Unfortunately they haven’t decided to cut the super-expensive useless waste of time that’s the Internet filter.

There’ll be an across-the-board tax hike on alcohol, if only to keep Ruddy away from strip clubs.

There’ll be an across-the-board tax hike on alcohol. Because if there’s one thing they can rely on in this economic crisis, it’s people willing to pay ANYTHING to block out the pain.

The government will be targeting high-income earners. Unfair! Those corporate CEOs and hedge-fund managers have never needed cash more! / Oh great, where are the banks going to get money from now? / Come on Kevin – they’re going to find it hard enough as it is to pay the tax on their massive undeserved bonuses.

The government will be targeting high-income earners, despite the fact that they will get the bulk of the tax cuts. But I tell you what, Swan will be announcing them with his most serious, disapproving face.
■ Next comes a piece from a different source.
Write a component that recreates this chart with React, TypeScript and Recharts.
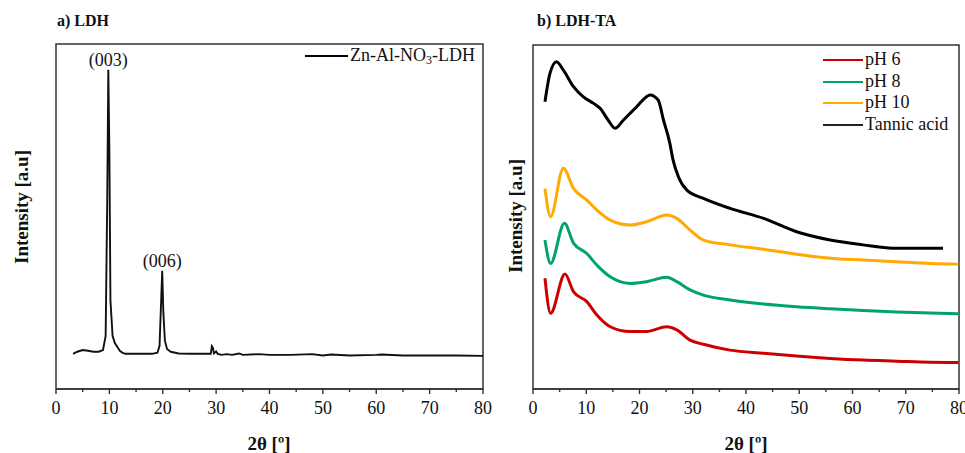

The government suggests high-income earners will be targeted. Sure, they’ll be getting the big tax cuts, but there’ll be a steep increase in the levy on sporting superboxes. / steep rise in quail’s egg soufflé on a bed of caviar tax.

The government’s also thinking of slashing the first home-buyers’ grant. Because it’s the closest thing we have to a sub-prime crisis to blame. / Because let’s face it, people who couldn’t afford to buy their homes are the cause of this crisis, and they should be punished.